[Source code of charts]
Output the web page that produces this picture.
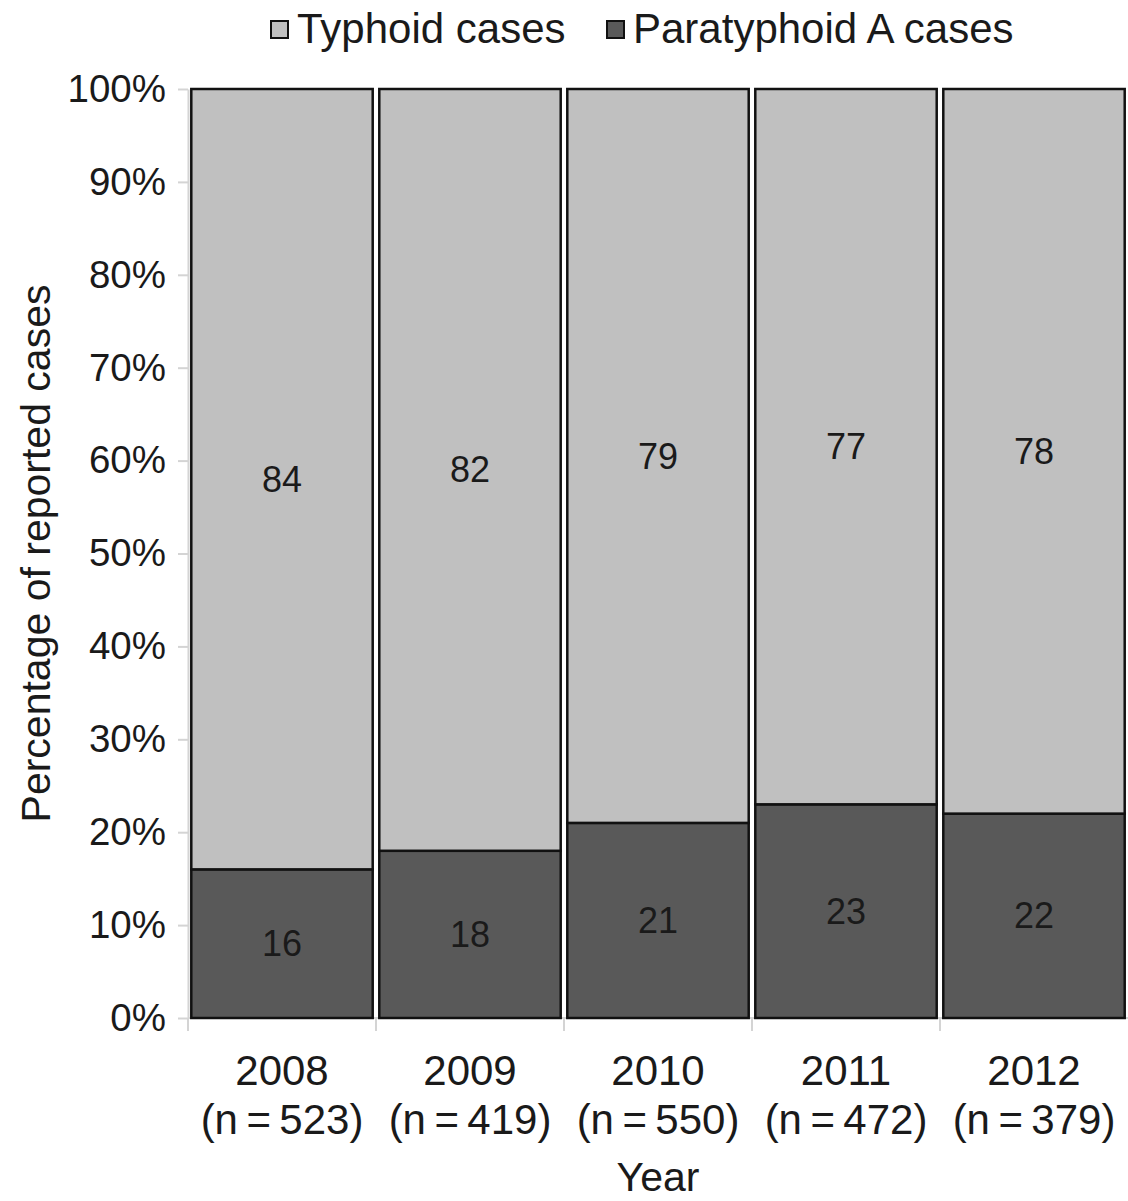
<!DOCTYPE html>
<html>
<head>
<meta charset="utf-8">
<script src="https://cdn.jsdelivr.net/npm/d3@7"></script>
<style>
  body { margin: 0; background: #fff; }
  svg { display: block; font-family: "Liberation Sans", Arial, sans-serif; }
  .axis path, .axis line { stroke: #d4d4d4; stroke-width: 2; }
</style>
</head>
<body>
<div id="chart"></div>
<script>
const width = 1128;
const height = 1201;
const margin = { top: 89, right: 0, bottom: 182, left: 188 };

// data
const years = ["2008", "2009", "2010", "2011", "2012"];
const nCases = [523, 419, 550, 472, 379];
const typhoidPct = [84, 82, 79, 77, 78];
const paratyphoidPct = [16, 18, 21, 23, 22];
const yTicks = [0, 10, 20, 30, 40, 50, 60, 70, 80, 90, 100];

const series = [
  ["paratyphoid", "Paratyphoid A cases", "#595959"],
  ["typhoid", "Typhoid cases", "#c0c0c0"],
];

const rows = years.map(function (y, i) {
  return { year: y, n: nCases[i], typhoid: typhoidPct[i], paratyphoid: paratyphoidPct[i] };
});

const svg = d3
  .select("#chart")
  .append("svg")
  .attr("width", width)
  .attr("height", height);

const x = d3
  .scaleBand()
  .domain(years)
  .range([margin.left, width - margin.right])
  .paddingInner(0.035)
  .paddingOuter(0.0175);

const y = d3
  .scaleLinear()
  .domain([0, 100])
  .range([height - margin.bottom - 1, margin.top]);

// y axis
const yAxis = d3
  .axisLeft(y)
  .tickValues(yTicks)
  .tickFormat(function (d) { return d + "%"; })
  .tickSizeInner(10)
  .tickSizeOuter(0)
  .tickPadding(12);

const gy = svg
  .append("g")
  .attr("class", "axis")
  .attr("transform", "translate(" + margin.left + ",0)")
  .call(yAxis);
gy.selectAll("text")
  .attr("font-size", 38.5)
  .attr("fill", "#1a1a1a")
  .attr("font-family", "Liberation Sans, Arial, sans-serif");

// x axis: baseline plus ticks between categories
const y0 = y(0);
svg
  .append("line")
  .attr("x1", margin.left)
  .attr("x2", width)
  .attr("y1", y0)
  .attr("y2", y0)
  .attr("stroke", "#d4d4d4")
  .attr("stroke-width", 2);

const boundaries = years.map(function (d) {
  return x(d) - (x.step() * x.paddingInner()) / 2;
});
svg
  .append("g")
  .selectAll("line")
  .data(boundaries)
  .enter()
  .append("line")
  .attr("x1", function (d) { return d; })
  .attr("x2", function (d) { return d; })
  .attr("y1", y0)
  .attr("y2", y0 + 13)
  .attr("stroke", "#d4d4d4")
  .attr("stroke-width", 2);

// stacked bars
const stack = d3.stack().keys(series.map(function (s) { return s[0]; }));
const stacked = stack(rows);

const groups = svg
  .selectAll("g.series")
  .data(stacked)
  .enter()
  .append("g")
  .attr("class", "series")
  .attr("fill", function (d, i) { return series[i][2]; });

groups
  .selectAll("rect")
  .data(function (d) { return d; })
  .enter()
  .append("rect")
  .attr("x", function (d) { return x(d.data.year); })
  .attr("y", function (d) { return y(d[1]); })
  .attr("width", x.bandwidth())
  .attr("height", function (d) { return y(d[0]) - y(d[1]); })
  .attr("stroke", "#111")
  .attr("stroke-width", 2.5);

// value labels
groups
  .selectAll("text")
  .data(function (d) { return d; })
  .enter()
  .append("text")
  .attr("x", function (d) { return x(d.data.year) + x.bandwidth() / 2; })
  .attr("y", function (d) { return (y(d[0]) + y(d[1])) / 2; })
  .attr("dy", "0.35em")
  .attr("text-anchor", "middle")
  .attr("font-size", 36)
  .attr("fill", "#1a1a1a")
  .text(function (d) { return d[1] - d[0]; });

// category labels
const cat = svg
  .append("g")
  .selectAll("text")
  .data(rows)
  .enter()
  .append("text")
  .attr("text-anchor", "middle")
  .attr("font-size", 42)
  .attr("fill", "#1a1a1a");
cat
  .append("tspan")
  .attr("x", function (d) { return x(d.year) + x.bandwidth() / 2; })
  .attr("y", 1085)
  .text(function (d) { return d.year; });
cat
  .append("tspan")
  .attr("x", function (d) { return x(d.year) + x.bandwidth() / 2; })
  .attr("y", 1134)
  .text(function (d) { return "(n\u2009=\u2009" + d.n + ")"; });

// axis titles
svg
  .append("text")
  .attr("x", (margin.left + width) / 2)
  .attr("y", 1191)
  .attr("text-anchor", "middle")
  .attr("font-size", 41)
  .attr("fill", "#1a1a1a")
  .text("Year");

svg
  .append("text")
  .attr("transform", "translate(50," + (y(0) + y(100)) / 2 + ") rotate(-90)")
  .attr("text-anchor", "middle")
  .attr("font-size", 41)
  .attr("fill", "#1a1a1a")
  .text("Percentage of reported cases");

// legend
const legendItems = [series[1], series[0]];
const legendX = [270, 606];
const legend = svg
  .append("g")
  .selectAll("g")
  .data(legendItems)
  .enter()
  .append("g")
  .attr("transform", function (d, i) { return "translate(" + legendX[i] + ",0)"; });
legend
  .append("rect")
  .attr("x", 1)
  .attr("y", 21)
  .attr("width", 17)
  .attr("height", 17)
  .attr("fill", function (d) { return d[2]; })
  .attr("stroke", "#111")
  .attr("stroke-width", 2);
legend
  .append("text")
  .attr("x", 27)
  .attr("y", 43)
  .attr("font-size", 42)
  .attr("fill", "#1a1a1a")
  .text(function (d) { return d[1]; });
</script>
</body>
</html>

---

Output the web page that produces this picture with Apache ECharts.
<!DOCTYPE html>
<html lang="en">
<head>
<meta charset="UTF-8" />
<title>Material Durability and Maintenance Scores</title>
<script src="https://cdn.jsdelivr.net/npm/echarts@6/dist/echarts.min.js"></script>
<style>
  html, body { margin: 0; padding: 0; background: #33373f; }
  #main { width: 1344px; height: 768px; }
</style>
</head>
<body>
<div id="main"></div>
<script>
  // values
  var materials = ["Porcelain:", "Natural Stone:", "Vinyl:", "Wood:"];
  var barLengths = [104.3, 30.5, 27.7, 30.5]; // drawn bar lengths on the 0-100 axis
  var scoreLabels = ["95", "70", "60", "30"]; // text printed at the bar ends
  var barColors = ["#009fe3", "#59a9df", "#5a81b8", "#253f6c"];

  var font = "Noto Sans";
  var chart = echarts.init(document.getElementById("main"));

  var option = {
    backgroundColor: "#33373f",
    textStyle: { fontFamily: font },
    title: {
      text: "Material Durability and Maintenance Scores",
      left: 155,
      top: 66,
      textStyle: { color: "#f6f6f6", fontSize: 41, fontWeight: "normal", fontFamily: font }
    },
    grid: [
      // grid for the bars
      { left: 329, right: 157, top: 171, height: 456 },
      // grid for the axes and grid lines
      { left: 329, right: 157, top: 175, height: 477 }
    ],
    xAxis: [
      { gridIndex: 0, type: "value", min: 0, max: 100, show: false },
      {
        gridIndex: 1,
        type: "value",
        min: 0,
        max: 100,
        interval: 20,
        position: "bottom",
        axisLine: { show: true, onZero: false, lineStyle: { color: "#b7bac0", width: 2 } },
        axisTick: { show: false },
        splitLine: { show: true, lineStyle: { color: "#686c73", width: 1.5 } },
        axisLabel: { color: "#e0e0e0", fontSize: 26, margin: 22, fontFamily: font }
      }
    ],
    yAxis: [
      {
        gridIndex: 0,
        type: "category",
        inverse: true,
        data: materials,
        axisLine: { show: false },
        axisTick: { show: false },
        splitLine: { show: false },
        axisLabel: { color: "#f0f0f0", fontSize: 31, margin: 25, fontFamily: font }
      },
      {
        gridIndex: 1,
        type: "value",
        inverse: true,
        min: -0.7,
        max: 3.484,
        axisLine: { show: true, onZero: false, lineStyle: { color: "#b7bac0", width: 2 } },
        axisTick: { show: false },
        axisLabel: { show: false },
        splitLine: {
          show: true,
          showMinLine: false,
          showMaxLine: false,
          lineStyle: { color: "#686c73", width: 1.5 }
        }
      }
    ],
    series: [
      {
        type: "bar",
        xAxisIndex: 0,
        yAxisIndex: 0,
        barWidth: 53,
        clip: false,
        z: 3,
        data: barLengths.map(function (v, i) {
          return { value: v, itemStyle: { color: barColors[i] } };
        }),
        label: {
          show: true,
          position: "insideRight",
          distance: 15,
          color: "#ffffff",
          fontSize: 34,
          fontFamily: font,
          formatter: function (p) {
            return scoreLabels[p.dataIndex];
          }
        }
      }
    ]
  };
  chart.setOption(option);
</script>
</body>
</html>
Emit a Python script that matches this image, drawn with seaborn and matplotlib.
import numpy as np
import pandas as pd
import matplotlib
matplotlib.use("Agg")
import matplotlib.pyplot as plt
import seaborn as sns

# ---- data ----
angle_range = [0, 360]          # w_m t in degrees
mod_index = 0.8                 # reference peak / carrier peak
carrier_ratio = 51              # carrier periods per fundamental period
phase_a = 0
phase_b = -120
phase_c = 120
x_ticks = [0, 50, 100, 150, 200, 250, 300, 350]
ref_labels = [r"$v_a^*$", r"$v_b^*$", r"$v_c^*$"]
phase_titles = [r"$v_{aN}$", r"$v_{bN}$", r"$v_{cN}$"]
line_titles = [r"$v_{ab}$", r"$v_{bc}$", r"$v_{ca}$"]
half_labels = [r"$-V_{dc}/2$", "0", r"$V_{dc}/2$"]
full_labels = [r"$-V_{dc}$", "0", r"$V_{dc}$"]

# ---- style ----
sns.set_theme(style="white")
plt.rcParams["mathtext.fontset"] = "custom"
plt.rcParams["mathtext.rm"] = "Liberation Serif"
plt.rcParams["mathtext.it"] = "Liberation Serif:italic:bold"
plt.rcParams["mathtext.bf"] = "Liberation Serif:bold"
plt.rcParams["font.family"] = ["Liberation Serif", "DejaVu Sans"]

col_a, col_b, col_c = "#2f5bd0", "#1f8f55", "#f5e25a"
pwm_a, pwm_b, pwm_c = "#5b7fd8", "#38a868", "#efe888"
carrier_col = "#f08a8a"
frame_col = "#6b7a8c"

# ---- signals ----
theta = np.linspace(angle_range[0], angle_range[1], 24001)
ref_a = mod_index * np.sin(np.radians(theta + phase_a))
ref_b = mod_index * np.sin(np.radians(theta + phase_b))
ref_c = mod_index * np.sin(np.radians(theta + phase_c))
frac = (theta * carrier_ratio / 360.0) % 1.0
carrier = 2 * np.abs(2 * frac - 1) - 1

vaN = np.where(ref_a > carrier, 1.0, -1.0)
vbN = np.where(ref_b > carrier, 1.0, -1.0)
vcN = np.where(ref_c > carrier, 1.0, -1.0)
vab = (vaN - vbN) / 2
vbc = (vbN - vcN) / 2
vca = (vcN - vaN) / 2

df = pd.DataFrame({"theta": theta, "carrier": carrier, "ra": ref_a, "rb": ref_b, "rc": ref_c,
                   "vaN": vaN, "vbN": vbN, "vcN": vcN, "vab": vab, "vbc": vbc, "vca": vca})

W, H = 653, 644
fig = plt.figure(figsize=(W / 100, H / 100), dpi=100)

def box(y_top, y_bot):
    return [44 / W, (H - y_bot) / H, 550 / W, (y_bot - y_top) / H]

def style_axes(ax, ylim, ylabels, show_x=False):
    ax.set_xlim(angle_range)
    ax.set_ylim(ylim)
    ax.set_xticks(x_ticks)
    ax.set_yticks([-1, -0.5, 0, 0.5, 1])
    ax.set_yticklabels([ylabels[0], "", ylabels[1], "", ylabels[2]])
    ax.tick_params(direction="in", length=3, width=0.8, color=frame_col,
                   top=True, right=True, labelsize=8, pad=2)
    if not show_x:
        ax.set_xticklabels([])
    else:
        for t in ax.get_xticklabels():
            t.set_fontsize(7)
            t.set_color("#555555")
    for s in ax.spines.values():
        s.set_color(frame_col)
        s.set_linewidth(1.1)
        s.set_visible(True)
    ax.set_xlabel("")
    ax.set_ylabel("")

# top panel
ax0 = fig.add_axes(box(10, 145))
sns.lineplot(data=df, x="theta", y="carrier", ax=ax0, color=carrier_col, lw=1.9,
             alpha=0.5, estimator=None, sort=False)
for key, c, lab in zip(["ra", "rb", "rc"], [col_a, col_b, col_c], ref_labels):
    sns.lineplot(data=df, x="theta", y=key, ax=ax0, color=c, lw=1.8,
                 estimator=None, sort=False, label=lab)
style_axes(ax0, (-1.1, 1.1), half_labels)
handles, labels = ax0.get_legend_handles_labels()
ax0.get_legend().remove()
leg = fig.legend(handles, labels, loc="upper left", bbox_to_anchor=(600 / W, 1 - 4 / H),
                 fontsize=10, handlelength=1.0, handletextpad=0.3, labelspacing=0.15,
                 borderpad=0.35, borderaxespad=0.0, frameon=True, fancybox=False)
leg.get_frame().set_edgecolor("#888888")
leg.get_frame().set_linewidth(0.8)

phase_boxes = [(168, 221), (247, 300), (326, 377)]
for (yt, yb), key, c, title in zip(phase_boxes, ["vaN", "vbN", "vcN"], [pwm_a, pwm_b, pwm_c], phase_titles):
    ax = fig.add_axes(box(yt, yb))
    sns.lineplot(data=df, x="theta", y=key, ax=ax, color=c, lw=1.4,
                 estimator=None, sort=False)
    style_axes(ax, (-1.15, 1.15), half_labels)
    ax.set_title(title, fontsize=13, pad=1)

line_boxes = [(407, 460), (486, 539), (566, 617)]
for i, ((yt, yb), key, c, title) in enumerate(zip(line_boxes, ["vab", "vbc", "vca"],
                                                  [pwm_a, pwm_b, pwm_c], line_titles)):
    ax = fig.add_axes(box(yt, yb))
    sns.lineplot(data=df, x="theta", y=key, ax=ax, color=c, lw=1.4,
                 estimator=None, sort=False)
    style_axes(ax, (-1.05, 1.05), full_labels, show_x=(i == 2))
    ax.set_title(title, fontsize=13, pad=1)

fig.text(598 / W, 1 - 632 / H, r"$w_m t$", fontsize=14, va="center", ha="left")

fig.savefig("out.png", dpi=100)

--

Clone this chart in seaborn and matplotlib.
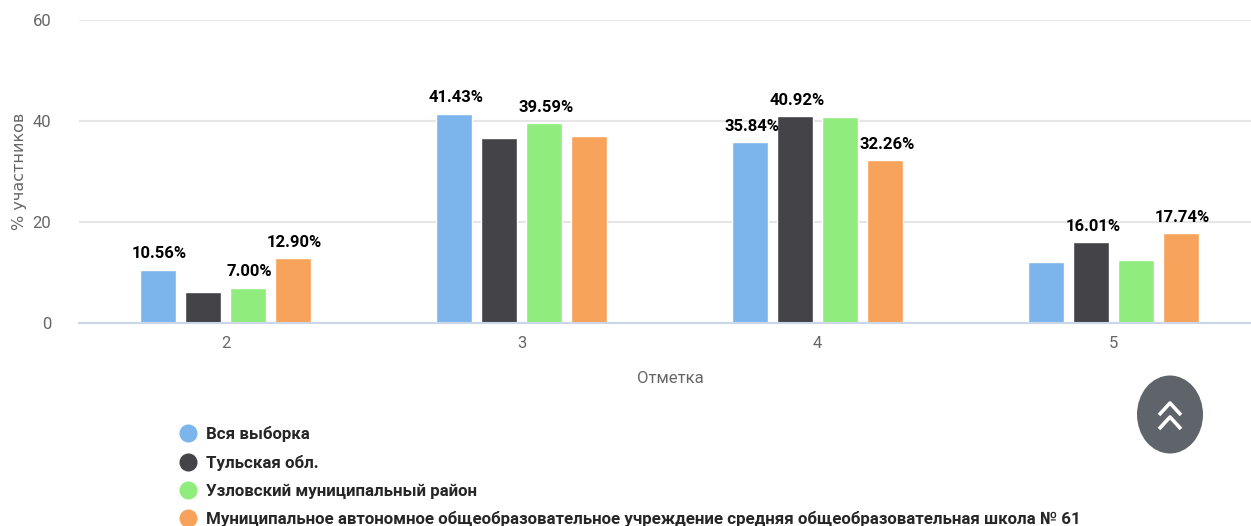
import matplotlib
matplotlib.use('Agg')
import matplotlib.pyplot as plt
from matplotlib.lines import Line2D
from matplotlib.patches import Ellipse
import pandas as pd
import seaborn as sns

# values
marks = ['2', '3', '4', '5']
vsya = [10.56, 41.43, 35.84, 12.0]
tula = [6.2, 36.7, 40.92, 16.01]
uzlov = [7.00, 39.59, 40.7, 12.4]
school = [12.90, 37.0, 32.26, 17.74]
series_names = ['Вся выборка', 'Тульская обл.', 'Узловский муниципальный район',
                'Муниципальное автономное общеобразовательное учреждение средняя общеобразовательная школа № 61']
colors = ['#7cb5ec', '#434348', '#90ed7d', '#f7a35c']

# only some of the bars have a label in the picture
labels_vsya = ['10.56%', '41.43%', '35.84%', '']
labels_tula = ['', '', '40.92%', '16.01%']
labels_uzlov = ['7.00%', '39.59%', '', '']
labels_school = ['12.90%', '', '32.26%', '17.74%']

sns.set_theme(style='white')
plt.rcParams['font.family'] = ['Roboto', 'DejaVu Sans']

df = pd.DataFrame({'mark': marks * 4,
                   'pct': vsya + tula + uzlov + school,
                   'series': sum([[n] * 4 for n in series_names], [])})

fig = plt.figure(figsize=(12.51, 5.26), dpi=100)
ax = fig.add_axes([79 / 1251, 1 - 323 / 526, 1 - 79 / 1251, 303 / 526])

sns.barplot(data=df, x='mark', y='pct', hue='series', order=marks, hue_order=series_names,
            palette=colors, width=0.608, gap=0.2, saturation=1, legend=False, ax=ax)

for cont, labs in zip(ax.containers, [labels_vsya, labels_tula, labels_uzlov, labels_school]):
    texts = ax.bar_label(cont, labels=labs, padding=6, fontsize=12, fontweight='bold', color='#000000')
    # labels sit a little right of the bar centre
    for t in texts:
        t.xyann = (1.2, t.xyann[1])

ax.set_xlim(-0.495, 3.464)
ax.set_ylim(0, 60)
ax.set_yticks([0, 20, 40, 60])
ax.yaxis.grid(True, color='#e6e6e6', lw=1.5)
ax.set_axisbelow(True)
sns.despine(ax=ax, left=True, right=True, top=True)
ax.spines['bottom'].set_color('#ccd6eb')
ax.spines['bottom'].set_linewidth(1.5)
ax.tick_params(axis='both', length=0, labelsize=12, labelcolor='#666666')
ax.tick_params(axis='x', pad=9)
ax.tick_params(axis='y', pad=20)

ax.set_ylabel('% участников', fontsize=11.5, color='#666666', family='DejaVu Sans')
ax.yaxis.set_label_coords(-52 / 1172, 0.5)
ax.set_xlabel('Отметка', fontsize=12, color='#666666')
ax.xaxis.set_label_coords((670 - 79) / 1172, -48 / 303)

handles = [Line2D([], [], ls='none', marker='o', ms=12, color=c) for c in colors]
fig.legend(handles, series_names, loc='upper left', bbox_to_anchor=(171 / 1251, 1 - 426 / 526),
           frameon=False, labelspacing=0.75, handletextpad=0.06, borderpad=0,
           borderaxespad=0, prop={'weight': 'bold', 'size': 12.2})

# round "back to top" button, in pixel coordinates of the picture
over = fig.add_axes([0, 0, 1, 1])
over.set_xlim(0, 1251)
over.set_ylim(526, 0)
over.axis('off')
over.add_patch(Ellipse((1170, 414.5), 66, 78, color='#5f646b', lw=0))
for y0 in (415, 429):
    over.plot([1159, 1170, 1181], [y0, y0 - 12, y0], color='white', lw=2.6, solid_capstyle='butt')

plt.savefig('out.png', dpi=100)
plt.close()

Problem details
Extract the part of the records that opens with the line containing "Output the web page that produces this picture." and closes with the line containing "80, 90, 100];". Take only those lines, exactly, and no pictures.

Solution
Output the web page that produces this picture.
<!DOCTYPE html>
<html>
<head>
<meta charset="utf-8">
<script src="https://cdn.jsdelivr.net/npm/d3@7"></script>
<style>
  body { margin: 0; background: #fff; }
  svg { display: block; font-family: "Liberation Sans", Arial, sans-serif; }
  .axis path, .axis line { stroke: #d4d4d4; stroke-width: 2; }
</style>
</head>
<body>
<div id="chart"></div>
<script>
const width = 1128;
const height = 1201;
const margin = { top: 89, right: 0, bottom: 182, left: 188 };

// data
const years = ["2008", "2009", "2010", "2011", "2012"];
const nCases = [523, 419, 550, 472, 379];
const typhoidPct = [84, 82, 79, 77, 78];
const paratyphoidPct = [16, 18, 21, 23, 22];
const yTicks = [0, 10, 20, 30, 40, 50, 60, 70, 80, 90, 100];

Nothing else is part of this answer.